Growing up in Bury St Edmunds, where he was one of five sisters and four brothers, Gordon knew little of those Canadian adventures.

He thinks Frederick used to write to his nephew Edward – Gordon’s father – but little percolated down to the next generation. “To us, it was history. It all came out much later on. I’d say to my father ‘What about when we should have gone to Canada?’, and little bits would come out.”

That was a family anecdote relating to the Second World War, when Gordon and sister Peggy had offers to go to great-uncle Frederick’s as evacuees.

“My mother and father picked us two out. I was born in 1932, so I would have been about nine and my sister would have been about 14 or 15. We were waiting for documentation when there was a ship sunk with evacuees on it. Mother then said ‘No, you’re not going!’”

But, of Bertie, nothing until a couple of years ago – though Gordon says his father knew about this relative born out of wedlock. In those days, it probably wasn’t the done thing to talk about such matters, perhaps.

Funnily enough, Gordon and late partner Elizabeth went on a dream holiday to Canada in 1995 that included a five-day trip on the Canadian Pacific Railway.

They probably travelled through some of the areas his grandfather and great-uncle had helped carve out all those years ago. His ancestors had done all the hard work “and we sat there and enjoyed it!”

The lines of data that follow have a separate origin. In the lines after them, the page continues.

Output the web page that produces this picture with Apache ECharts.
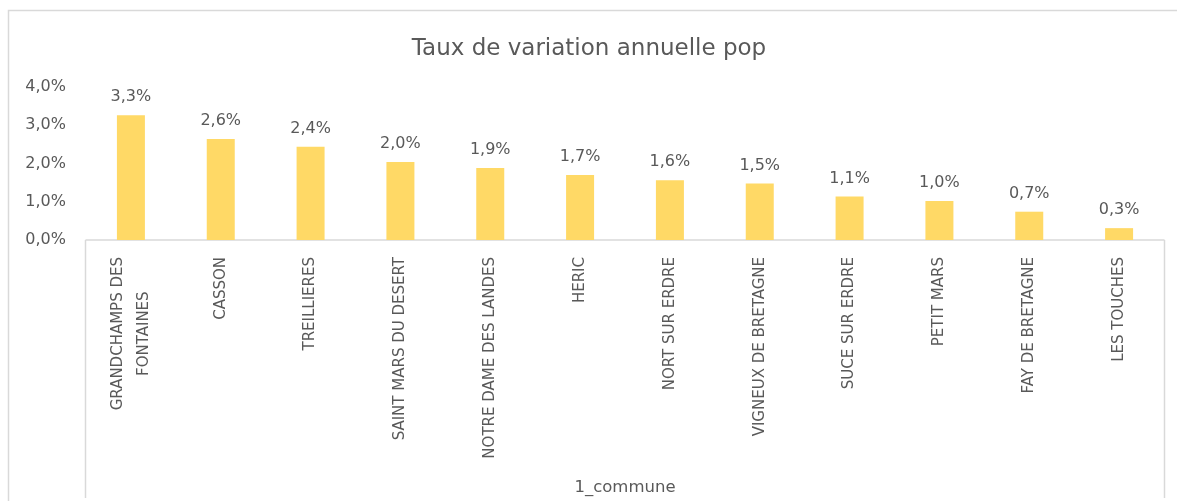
<!DOCTYPE html>
<html>
<head>
<meta charset="utf-8">
<script src="https://cdn.jsdelivr.net/npm/echarts@6/dist/echarts.min.js"></script>
<style>html,body{margin:0;padding:0;background:#fff;}#c{width:1177px;height:501px;}</style>
</head>
<body>
<div id="c"></div>
<script>
const categories = ['GRANDCHAMPS DES FONTAINES','CASSON','TREILLIERES','SAINT MARS DU DESERT','NOTRE DAME DES LANDES','HERIC','NORT SUR ERDRE','VIGNEUX DE BRETAGNE','SUCE SUR ERDRE','PETIT MARS','FAY DE BRETAGNE','LES TOUCHES'];
const values = [3.26, 2.64, 2.44, 2.04, 1.88, 1.70, 1.56, 1.48, 1.14, 1.02, 0.74, 0.31];
const titleText = 'Taux de variation annuelle pop';
const xAxisName = '1_commune';

const fmt = v => v.toFixed(1).replace('.', ',') + '%';
const FONT = '"DejaVu Sans", sans-serif';
const chart = echarts.init(document.getElementById('c'), null, {renderer: 'canvas'});
chart.setOption({
  backgroundColor: '#fff',
  animation: false,
  title: {
    text: titleText, left: 584, top: 33, textAlign: 'center',
    textStyle: {color: '#595959', fontSize: 23, fontWeight: 'normal', fontFamily: FONT}
  },
  grid: {left: 86, right: 13, top: 87, bottom: 261, containLabel: false, outerBoundsMode: 'none'},
  xAxis: {
    type: 'category', data: categories,
    name: xAxisName, nameLocation: 'middle', nameGap: 239,
    nameTextStyle: {color: '#595959', fontSize: 16.5, fontFamily: FONT},
    axisLine: {lineStyle: {color: '#D9D9D9', width: 1.5}},
    axisTick: {show: false},
    axisLabel: {
      rotate: 90, interval: 0, margin: 17, color: '#595959', fontSize: 15, fontFamily: FONT,
      formatter: v => v === 'GRANDCHAMPS DES FONTAINES' ? '{a|GRANDCHAMPS DES}\n{b|FONTAINES}' : v,
      rich: {
        a: {color: '#595959', fontSize: 15, fontFamily: FONT, lineHeight: 26},
        b: {color: '#595959', fontSize: 15, fontFamily: FONT, lineHeight: 26, align: 'center'}
      }
    }
  },
  yAxis: {
    type: 'value', min: 0, max: 4, interval: 1,
    axisLine: {show: false}, axisTick: {show: false}, splitLine: {show: false},
    axisLabel: {margin: 20, color: '#595959', fontSize: 16, fontFamily: FONT, formatter: fmt}
  },
  graphic: [
    {type: 'rect', silent: true, z: -1, shape: {x: 8.5, y: 10.5, width: 1200, height: 520},
     style: {fill: null, stroke: '#D9D9D9', lineWidth: 1.5}},
    {type: 'line', silent: true, shape: {x1: 85.5, y1: 240, x2: 85.5, y2: 498},
     style: {stroke: '#D9D9D9', lineWidth: 1.5}},
    {type: 'line', silent: true, shape: {x1: 1164.5, y1: 240, x2: 1164.5, y2: 498},
     style: {stroke: '#D9D9D9', lineWidth: 1.5}}
  ],
  series: [{
    type: 'bar', data: values, barWidth: 28,
    itemStyle: {color: '#FFD966'},
    label: {show: true, position: 'top', distance: 10, color: '#595959', fontSize: 16, fontFamily: FONT,
      formatter: p => fmt(p.value)}
  }]
});
</script>
</body>
</html>
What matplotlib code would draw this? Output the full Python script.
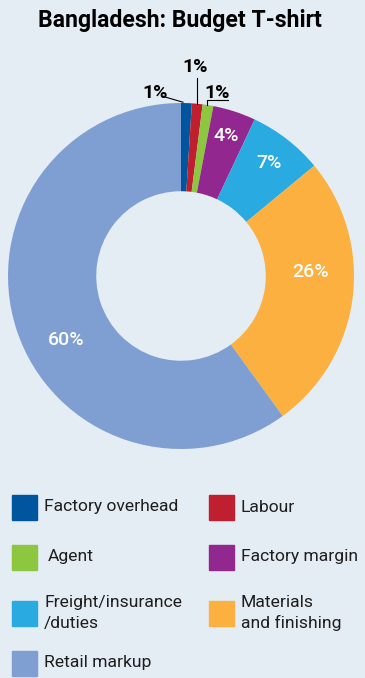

After national service, Gordon had joined British Rail. In the mid-1990s, he and Elizabeth decided to leave Chislehurst, in south-east Greater London, to live in his hometown.

Elizabeth had nine years in Bury St Edmunds, a town she loved, before dying of lymphoma in 2005. Today, Gordon lives close to the River Linnet.

He gazes at the documents, spread out on his dining table, that tell him everything he knows about Bertie.

“There are no medals here, but there’s patriotism – and that’s important. How many did that happen to? A lot.”